##### Data excerpts #####

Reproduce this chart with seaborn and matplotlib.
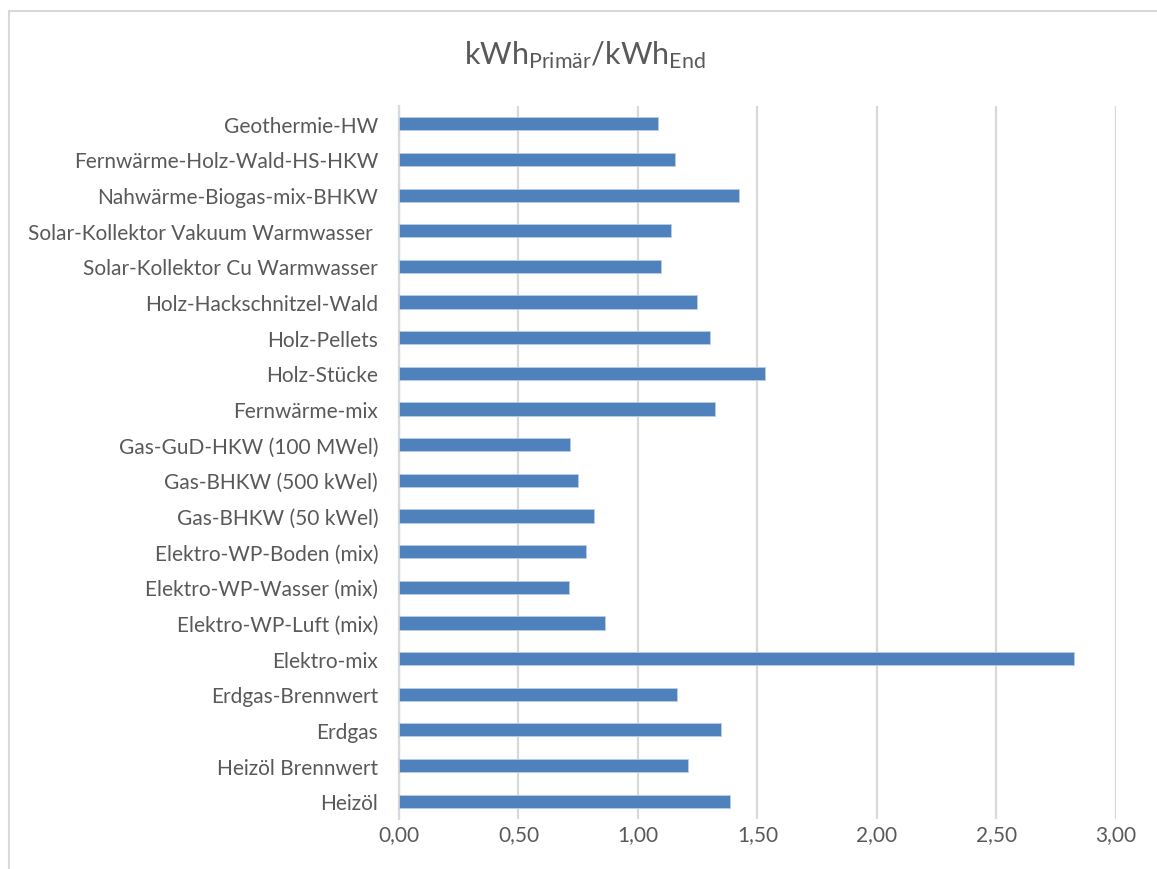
import matplotlib
matplotlib.use("Agg")
import matplotlib.pyplot as plt
from matplotlib.lines import Line2D
from matplotlib.ticker import FuncFormatter
import seaborn as sns
import pandas as pd

# Primärenergiefaktoren je Energieträger (kWh Primär / kWh End)
categories = [
    "Geothermie-HW",
    "Fernwärme-Holz-Wald-HS-HKW",
    "Nahwärme-Biogas-mix-BHKW",
    "Solar-Kollektor Vakuum Warmwasser ",
    "Solar-Kollektor Cu Warmwasser",
    "Holz-Hackschnitzel-Wald",
    "Holz-Pellets",
    "Holz-Stücke",
    "Fernwärme-mix",
    "Gas-GuD-HKW (100 MWel)",
    "Gas-BHKW (500 kWel)",
    "Gas-BHKW (50 kWel)",
    "Elektro-WP-Boden (mix)",
    "Elektro-WP-Wasser (mix)",
    "Elektro-WP-Luft (mix)",
    "Elektro-mix",
    "Erdgas-Brennwert",
    "Erdgas",
    "Heizöl Brennwert",
    "Heizöl",
]
values = [
    1.085, 1.156, 1.422, 1.137, 1.096, 1.248, 1.300, 1.530, 1.321, 0.716,
    0.748, 0.815, 0.783, 0.712, 0.861, 2.824, 1.162, 1.346, 1.208, 1.387,
]
x_ticks = [0.0, 0.5, 1.0, 1.5, 2.0, 2.5, 3.0]

df = pd.DataFrame({"Energieträger": categories, "Faktor": values})

sns.set_theme(style="white")
plt.rcParams["font.family"] = ["Lato", "DejaVu Sans"]
plt.rcParams["mathtext.default"] = "regular"

W, H = 1157, 870
fig = plt.figure(figsize=(W / 100, H / 100), dpi=100)
ax = fig.add_axes([399 / W, 1 - 820 / H, (1115.7 - 399) / W, (820 - 107) / H])

sns.barplot(
    data=df, x="Faktor", y="Energieträger", orient="h",
    color="#4F81BD", saturation=1, width=0.37,
    edgecolor="#B9CDE5", linewidth=0.6, ax=ax, zorder=3,
)

ax.set_xlim(0, 3.0)
ax.set_xticks(x_ticks)
ax.xaxis.set_major_formatter(FuncFormatter(lambda v, p: f"{v:.2f}".replace(".", ",")))
ax.grid(axis="x", color="#D9D9D9", linewidth=1.6, zorder=0)
ax.grid(axis="y", visible=False)
for s in ["top", "right", "bottom"]:
    ax.spines[s].set_visible(False)
ax.spines["left"].set_color("#D9D9D9")
ax.spines["left"].set_linewidth(1.6)
ax.set_xlabel("")
ax.set_ylabel("")
ax.tick_params(axis="both", length=0, colors="#595959", labelsize=15)
ax.tick_params(axis="y", pad=15)
ax.tick_params(axis="x", pad=4)

fig.text(585 / W, 1 - 55 / H, r"kWh$_{Primär}$/kWh$_{End}$",
         ha="center", va="center", fontsize=22, color="#595959", fontweight="normal")

# chart frame
fig.add_artist(Line2D([8.5 / W, 8.5 / W], [0, 1 - 12 / H], color="#D9D9D9", lw=1.5,
                      transform=fig.transFigure))
fig.add_artist(Line2D([8.5 / W, 1], [1 - 12 / H, 1 - 12 / H], color="#D9D9D9", lw=1.5,
                      transform=fig.transFigure))

fig.savefig("out.png", dpi=100)
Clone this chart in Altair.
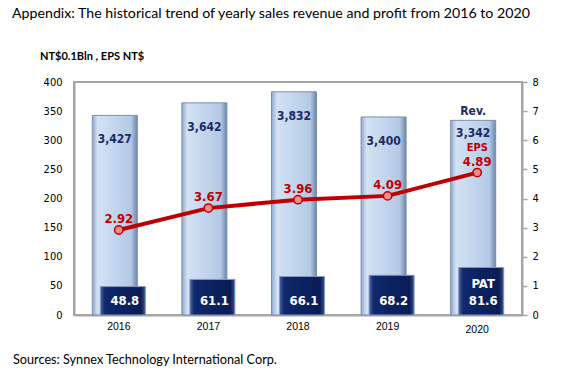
import altair as alt
import pandas as pd

years = ["2016", "2017", "2018", "2019", "2020"]
revenue = [3427, 3642, 3832, 3400, 3342]      # NT$ million (shown as 0.1 Bln on axis)
pat = [48.8, 61.1, 66.1, 68.2, 81.6]
eps = [2.92, 3.67, 3.96, 4.09, 4.89]
left_ticks = [0, 50, 100, 150, 200, 250, 300, 350, 400]
right_ticks = [0, 1, 2, 3, 4, 5, 6, 7, 8]

title_text = "Appendix: The historical trend of yearly sales revenue and profit from 2016 to 2020"
unit_text = "NT$0.1Bln , EPS NT$"
source_text = "Sources: Synnex Technology International Corp."

df = pd.DataFrame({"year": years, "revenue": revenue, "pat": pat, "eps": eps})
df["rev_s"] = df["revenue"] / 10.0

W, H = 448, 233
AXF = "DejaVu Sans Condensed, Liberation Sans, sans-serif"
LBF = "DejaVu Sans Condensed, DejaVu Sans, sans-serif"

x_axis = alt.Axis(title=None, labelAngle=0, ticks=False, domainColor="#a6a6a6",
                  domainWidth=2, labelFont="Liberation Sans", labelFontSize=10.5,
                  labelColor="#000000",
                  labelPadding=alt.ExprRef("datum.value == '2020' ? 9 : 6"))
x_enc = alt.X("year:N", sort=years, scale=alt.Scale(paddingInner=0.4, paddingOuter=0.2),
              axis=x_axis)
yl_scale = alt.Scale(domain=[0, 400], nice=False)
yr_scale = alt.Scale(domain=[0, 8], nice=False)
left_axis = alt.Axis(title=None, values=left_ticks, grid=False, ticks=False, tickSize=0,
                     labelPadding=12, domainColor="#a6a6a6", domainWidth=2,
                     labelFont=AXF, labelFontSize=11, labelColor="#000000")
right_axis = alt.Axis(title=None, orient="right", values=right_ticks, grid=False,
                      ticks=True, tickSize=5, tickColor="#a6a6a6", tickWidth=1.5,
                      labelPadding=5, domainColor="#a6a6a6", domainWidth=2,
                      labelFont=AXF, labelFontSize=11, labelColor="#000000")


def yl(field):
    return alt.Y(field, scale=yl_scale, axis=left_axis)


def yr(field):
    return alt.Y(field, scale=yr_scale, axis=right_axis)


base = alt.Chart(df)

rev_grad = alt.Gradient(
    gradient="linear", x1=0, x2=1, y1=0, y2=0,
    stops=[alt.GradientStop(color="#8ea9cf", offset=0),
           alt.GradientStop(color="#d3e2f4", offset=0.12),
           alt.GradientStop(color="#c3d6ee", offset=0.5),
           alt.GradientStop(color="#b3c9e5", offset=0.86),
           alt.GradientStop(color="#6d86a8", offset=1)])
pat_grad = alt.Gradient(
    gradient="linear", x1=0, x2=1, y1=0, y2=0,
    stops=[alt.GradientStop(color="#4a62a0", offset=0),
           alt.GradientStop(color="#10296c", offset=0.1),
           alt.GradientStop(color="#0b2160", offset=0.5),
           alt.GradientStop(color="#0a1d56", offset=0.9),
           alt.GradientStop(color="#3a5290", offset=1)])

rev_bars = base.mark_bar(size=45, xOffset=-4, color=rev_grad, stroke="#7d8ea8",
                         strokeWidth=1).encode(x=x_enc, y=yl("rev_s:Q"))

pat_bars = base.mark_bar(size=45, xOffset=4, color=pat_grad, stroke="#8797bd",
                         strokeWidth=1).encode(x=x_enc, y=yl("pat:Q"))

rev_labels = base.transform_calculate(
    label_y="datum.rev_s - (datum.year == '2020' ? 21 : 41)",
    label_t="format(datum.revenue, ',')").mark_text(
    font=LBF, fontSize=12, fontWeight="bold", color="#1b2a63", dx=-4, baseline="middle").encode(
    x=x_enc, y=yl("label_y:Q"), text="label_t:N")

pat_labels = base.transform_calculate(zero="0").mark_text(
    font=LBF, fontSize=13, fontWeight="bold", color="#ffffff",
    dx=6, dy=-14, baseline="middle").encode(
    x=x_enc, y=yl("zero:Q"), text=alt.Text("pat:Q", format=".1f"))

last = pd.DataFrame({"year": [years[-1]], "rev_s": [revenue[-1] / 10.0], "eps": [eps[-1]],
                     "zero": [0]})
rev_tag = alt.Chart(last).mark_text(text="Rev.", font=LBF, fontSize=12, fontWeight="bold",
                                    color="#1b2a63", dx=-4, dy=-9, baseline="middle").encode(
    x=x_enc, y=yl("rev_s:Q"))
pat_tag = alt.Chart(last).mark_text(text="PAT", font=LBF, fontSize=13, fontWeight="bold",
                                    color="#ffffff", dx=6, dy=-31, baseline="middle").encode(
    x=x_enc, y=yl("zero:Q"))

title_mark = alt.Chart(pd.DataFrame({"t": [title_text]})).mark_text(
    font="Lato", fontSize=14.2, align="left", baseline="middle", color="#000000").encode(
    text="t:N", x=alt.value(-62), y=alt.value(-68))
unit_mark = alt.Chart(pd.DataFrame({"t": [unit_text]})).mark_text(
    font="Lato", fontSize=11, fontWeight="bold", align="left", baseline="middle",
    color="#000000").encode(text="t:N", x=alt.value(-34), y=alt.value(-25))
source_mark = alt.Chart(pd.DataFrame({"t": [source_text]})).mark_text(
    font="Lato", fontSize=12.7, align="left", baseline="middle", color="#000000").encode(
    text="t:N", x=alt.value(-61), y=alt.value(45 + H))

left = alt.layer(rev_bars, pat_bars, rev_labels, pat_labels, rev_tag, pat_tag,
                 title_mark, unit_mark, source_mark)

eps_line = base.mark_line(color="#c00000", strokeWidth=4,
                          point=alt.OverlayMarkDef(filled=True, fill="#ee8c8c", stroke="#c00000",
                                                   strokeWidth=1.5, size=70, opacity=1)).encode(
    x=x_enc, y=yr("eps:Q"))
eps_labels = base.mark_text(font=LBF, fontSize=13, fontWeight="bold", color="#c00000",
                            dy=-11, baseline="middle").encode(
    x=x_enc, y=yr("eps:Q"), text=alt.Text("eps:Q", format=".2f"))
eps_tag = alt.Chart(last).mark_text(text="EPS", font=LBF, fontSize=11, fontWeight="bold",
                                    color="#c00000", dy=-25, baseline="middle").encode(
    x=x_enc, y=yr("eps:Q"))

right = alt.layer(eps_line, eps_labels, eps_tag)

chart = alt.layer(left, right).resolve_scale(y="independent").properties(
    width=W, height=H,
    autosize=alt.AutoSizeParams(type="none"),
    padding={"left": 74, "top": 82, "right": 61, "bottom": 62},
    background="#ffffff",
).configure_view(stroke="#a6a6a6", strokeWidth=2)

chart.save("out.html", embed_options={"renderer": "svg", "actions": False})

#####

Set exercise: Copy down every line of the entries containing the word "seaborn".

Task answer:
Reproduce this chart with seaborn and matplotlib.
import seaborn as sns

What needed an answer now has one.